Free Downloads: CE Marking Requirements for Cast Stone

Feb 20, 2015

Free Downloads: CE Marking Requirements for Cast Stone

Two new downloads have been added to the Procter Cast Stone website, both relating to CE marking of cast stone. The PDF table, decision tree and accompanying notes help architects and specifiers understand which British and European standards are applicable in different circumstances, and whether CE marking is illegal or necessary for compliance with the European Commission’s Construction Products Regulation (CPR).

For several years, there has been confusion among architects and specifiers, as well as manufacturers, trade bodies and others, about when cast stone units should be CE marked, and which standards are applicable. Now, following a thorough industry-wide consultation, UKCSA has published two documents to provide clarity.

The first is a table showing which standards apply and whether CE marking is illegal or necessary for compliance with the CPR. Various different scenarios are presented, so readers can readily determine what is required. For example, if the cast stone product is a standard item, offered to all customers, with a length of less than 650mm and reinforcement incorporated, then the applicable standard is BS 1217, Cast stone. Specification, and it would be illegal to apply the CE mark. On the other hand, if the product is a standard ashlar block, offered to all customers, and the length is less than 650mm, then the applicable standard is BS EN 771-5, Specification for masonry units. Manufactured stone masonry units, and CE marking to the CPR is required. Note that as well as covering standard products, the table also shows what happens when cast stone products are manufactured to an individual customer’s requirements.

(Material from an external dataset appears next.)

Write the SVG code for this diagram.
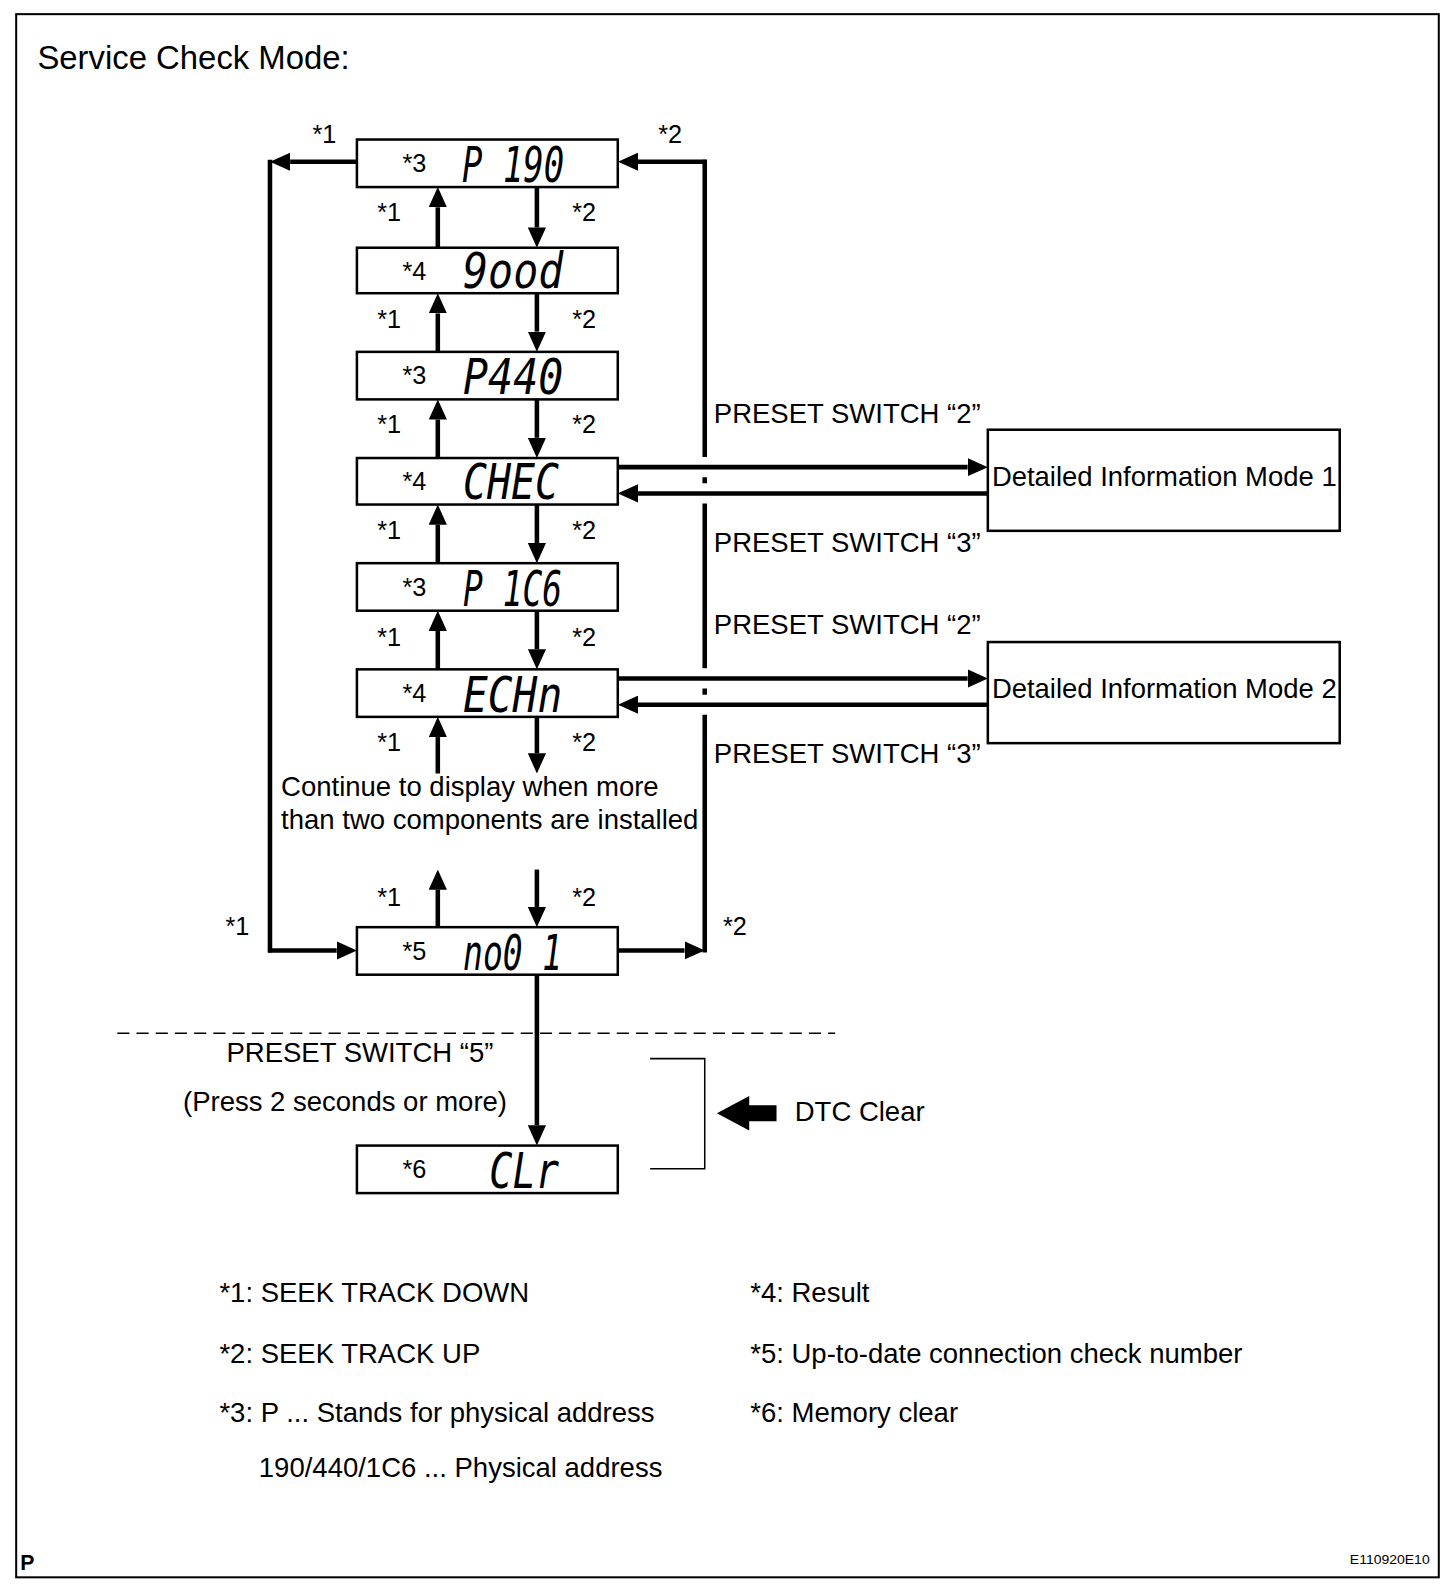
<svg xmlns="http://www.w3.org/2000/svg" width="1456" height="1584" viewBox="0 0 1456 1584">
<style>
text{font-family:"Liberation Sans",Arial,sans-serif;fill:#000}
.t{font-size:27.2px}
.s{font-size:25px}
.lcd{font-family:"DejaVu Sans Mono","Liberation Mono",monospace;font-style:oblique;font-size:50px}
.box{fill:#fff;stroke:#000;stroke-width:2.5}
.ln{stroke:#000;stroke-width:4.5;fill:none}
.arr{stroke:#000;stroke-width:4.5;fill:none;marker-end:url(#ah)}
.thin{stroke:#000;stroke-width:1.5;fill:none}
</style>
<defs>
<marker id="ah" markerUnits="userSpaceOnUse" markerWidth="20" markerHeight="18" refX="0" refY="9" orient="auto">
<path d="M0,0 L20,9 L0,18 z" fill="#000"/>
</marker>
</defs>
<rect x="0" y="0" width="1456" height="1584" fill="#fff"/>
<g transform="scale(1.0111)">
<rect x="16" y="14" width="1407" height="1546" fill="none" stroke="#000" stroke-width="2"/>
<text x="37" y="68" style="font-size:32.5px">Service Check Mode:</text>

<g id="connectors">
<line class="arr" x1="433" y1="245" x2="433" y2="205"/>
<line class="arr" x1="531" y1="185" x2="531" y2="225"/>
<line class="arr" x1="433" y1="348" x2="433" y2="310"/>
<line class="arr" x1="531" y1="290" x2="531" y2="328"/>
<line class="arr" x1="433" y1="453" x2="433" y2="415"/>
<line class="arr" x1="531" y1="395" x2="531" y2="433"/>
<line class="arr" x1="433" y1="557" x2="433" y2="519"/>
<line class="arr" x1="531" y1="499" x2="531" y2="537"/>
<line class="arr" x1="433" y1="662" x2="433" y2="624"/>
<line class="arr" x1="531" y1="604" x2="531" y2="642"/>
<line class="arr" x1="433" y1="765" x2="433" y2="729"/>
<line class="arr" x1="531" y1="709" x2="531" y2="745"/>
<line class="arr" x1="433" y1="917" x2="433" y2="880"/>
<line class="arr" x1="531" y1="860" x2="531" y2="897"/>
<line class="arr" x1="531" y1="964" x2="531" y2="1113"/>
<line class="ln" x1="267" y1="158" x2="267" y2="942"/>
<line class="arr" x1="353" y1="160" x2="287" y2="160"/>
<line class="arr" x1="265" y1="940" x2="333" y2="940"/>
<path class="ln" d="M697,158 V452 M697,472 V478 M697,498 V661 M697,681 V687 M697,707 V942"/>
<line class="arr" x1="699" y1="160" x2="631" y2="160"/>
<line class="arr" x1="611" y1="940" x2="677" y2="940"/>
<line class="arr" x1="611" y1="462" x2="957" y2="462"/>
<line class="arr" x1="977" y1="488" x2="631" y2="488"/>
<line class="arr" x1="611" y1="671" x2="957" y2="671"/>
<line class="arr" x1="977" y1="697" x2="631" y2="697"/>
</g>

<g id="n1"><rect class="box" x="353" y="138" width="258" height="47"/><text class="s" x="398" y="170">*3</text><text class="lcd" x="457" y="180" textLength="101" lengthAdjust="spacingAndGlyphs">P 190</text></g>
<g id="n2"><rect class="box" x="353" y="245" width="258" height="45"/><text class="s" x="398" y="277">*4</text><text class="lcd" x="458" y="285" textLength="99" lengthAdjust="spacingAndGlyphs">9ood</text></g>
<g id="n3"><rect class="box" x="353" y="348" width="258" height="47"/><text class="s" x="398" y="380">*3</text><text class="lcd" x="458" y="390" textLength="99" lengthAdjust="spacingAndGlyphs">P440</text></g>
<g id="n4"><rect class="box" x="353" y="453" width="258" height="46"/><text class="s" x="398" y="485">*4</text><text class="lcd" x="458" y="494" textLength="95" lengthAdjust="spacingAndGlyphs">CHEC</text></g>
<g id="n5"><rect class="box" x="353" y="557" width="258" height="47"/><text class="s" x="398" y="589">*3</text><text class="lcd" x="458" y="599" textLength="98" lengthAdjust="spacingAndGlyphs">P 1C6</text></g>
<g id="n6"><rect class="box" x="353" y="662" width="258" height="47"/><text class="s" x="398" y="694">*4</text><text class="lcd" x="458" y="704" textLength="98" lengthAdjust="spacingAndGlyphs">ECHn</text></g>
<g id="n7"><rect class="box" x="353" y="917" width="258" height="47"/><text class="s" x="398" y="949">*5</text><text class="lcd" x="458" y="959" textLength="98" lengthAdjust="spacingAndGlyphs">no0 1</text></g>
<g id="n8"><rect class="box" x="353" y="1133" width="258" height="47"/><text class="s" x="398" y="1165">*6</text><text class="lcd" x="484" y="1175" textLength="69" lengthAdjust="spacingAndGlyphs">CLr</text></g>

<g id="d1"><rect class="box" x="977" y="425" width="348" height="100"/><text class="t" x="981" y="481" textLength="341" lengthAdjust="spacingAndGlyphs">Detailed Information Mode 1</text></g>
<g id="d2"><rect class="box" x="977" y="635" width="348" height="100"/><text class="t" x="981" y="690" textLength="341" lengthAdjust="spacingAndGlyphs">Detailed Information Mode 2</text></g>

<g id="labels">
<text class="s" x="309" y="141">*1</text>
<text class="s" x="651" y="141">*2</text>
<text class="s" x="223" y="925">*1</text>
<text class="s" x="715" y="925">*2</text>
<text class="s" x="373" y="219">*1</text><text class="s" x="566" y="219">*2</text>
<text class="s" x="373" y="324">*1</text><text class="s" x="566" y="324">*2</text>
<text class="s" x="373" y="428">*1</text><text class="s" x="566" y="428">*2</text>
<text class="s" x="373" y="533">*1</text><text class="s" x="566" y="533">*2</text>
<text class="s" x="373" y="639">*1</text><text class="s" x="566" y="639">*2</text>
<text class="s" x="373" y="743">*1</text><text class="s" x="566" y="743">*2</text>
<text class="s" x="373" y="896">*1</text><text class="s" x="566" y="896">*2</text>
<text class="t" x="706" y="418">PRESET SWITCH “2”</text>
<text class="t" x="706" y="546">PRESET SWITCH “3”</text>
<text class="t" x="706" y="627">PRESET SWITCH “2”</text>
<text class="t" x="706" y="755">PRESET SWITCH “3”</text>
<text class="t" x="278" y="787">Continue to display when more</text>
<text class="t" x="278" y="820">than two components are installed</text>
<text class="t" x="224" y="1050">PRESET SWITCH “5”</text>
<text class="t" x="181" y="1099">(Press 2 seconds or more)</text>
<text class="t" x="786" y="1109">DTC Clear</text>
</g>

<line x1="116" y1="1022" x2="826" y2="1022" stroke="#000" stroke-width="1.5" stroke-dasharray="12,7"/>
<path class="thin" d="M643,1047 H697 V1156 H643"/>
<polygon points="709,1101 741,1084 741,1093 768,1093 768,1109 741,1109 741,1118" fill="#000"/>

<g id="legend">
<text class="t" x="217" y="1288">*1: SEEK TRACK DOWN</text>
<text class="t" x="217" y="1348">*2: SEEK TRACK UP</text>
<text class="t" x="217" y="1406">*3: P ... Stands for physical address</text>
<text class="t" x="256" y="1461">190/440/1C6 ... Physical address</text>
<text class="t" x="742" y="1288">*4: Result</text>
<text class="t" x="742" y="1348">*5: Up-to-date connection check number</text>
<text class="t" x="742" y="1406">*6: Memory clear</text>
</g>
<text x="20" y="1553" style="font-size:21px;font-weight:bold">P</text>
<text x="1335" y="1547" style="font-size:13px" textLength="79" lengthAdjust="spacingAndGlyphs">E110920E10</text>
</g>
</svg>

A second document helps users to decide what is required by means of a decision tree, with straightforward questions and yes/no answers leading the way through the process.These two downloads are the latest additions to Procter Cast Stone’s online library that contains guides, tips and information for architects, specifiers, self-builders and installers. The website also has a photographic gallery, a broad selection of cast stone case studies, CAD file downloads and a list of British Standards, making it one of the most comprehensive resources for anyone interested in cast stone.